Question

A beam of red light is incident at an angle of 54.3 o on an equilateral prism. If the index of refraction of red light is 1.400, at what angle does the beam emerge from the other face of the prism?

Answer 1

35.57°

Step-by-step explanation

Given:

• The incident angle, θ₁ = 54.3°

,

• The index of refraction of red light in this prism, n₃ = 1.4

Find:

• The angle at which the beam emerges from the other face of the prism, θ₂

We have the following situation,

Using Snell's law, we can find the angle α₁,

`n_1\sin\theta_1=n_3\sin\alpha_1`

Solving for α₁,

`\alpha_1=\sin^(-1)\left((n_1)/(n_3)\sin\theta_1\right)=\sin^(-1)\left((1)/(1.4)\sin54.3\degree\right)\approx35.45\degree`

Now, to find the angle at which the beam emerges from the other face of the prism, we have to find angle α₂, which would be the incidence angle for the second refraction.

Let's go back to the diagram of the prism,

At the top, the beam of light forms a triangle.
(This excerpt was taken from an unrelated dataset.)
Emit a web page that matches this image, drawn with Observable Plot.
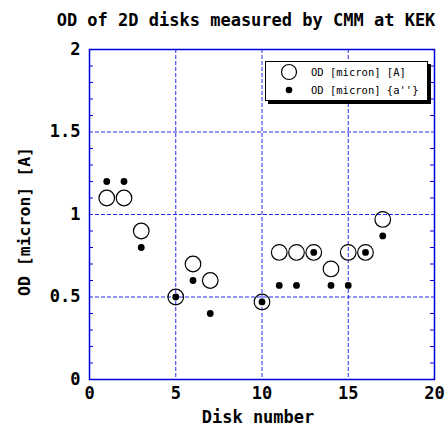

We know that the sum of the interior angles of any triangle is 180°. We also know that angles α₁ and α₂ are complementary to the other two interior angles of that triangle, so we have,

`(90-\alpha_1)+(90-\alpha_2)+60=180`

Solving for α₂,

`\alpha_2=90+90+60-\alpha_1-180=90+90+60-35.45-180=24.55`

Now, knowing that the incidence angle at the other end of the prism is 24.55°, we can find the refraction angle using Snell's law,

`n_3\sin\alpha_2=n_2\sin\theta_2`

Solving for θ₂,

`\theta_2=\sin^(-1)\left((n_3)/(n_2)\sin\alpha_2\right)=\sin^(-1)\left((1.4)/(1)\sin24.55\degree\right)\approx35.57\degree`

Hence, the beam emerges from the other side of the prism at an angle of 35.57°.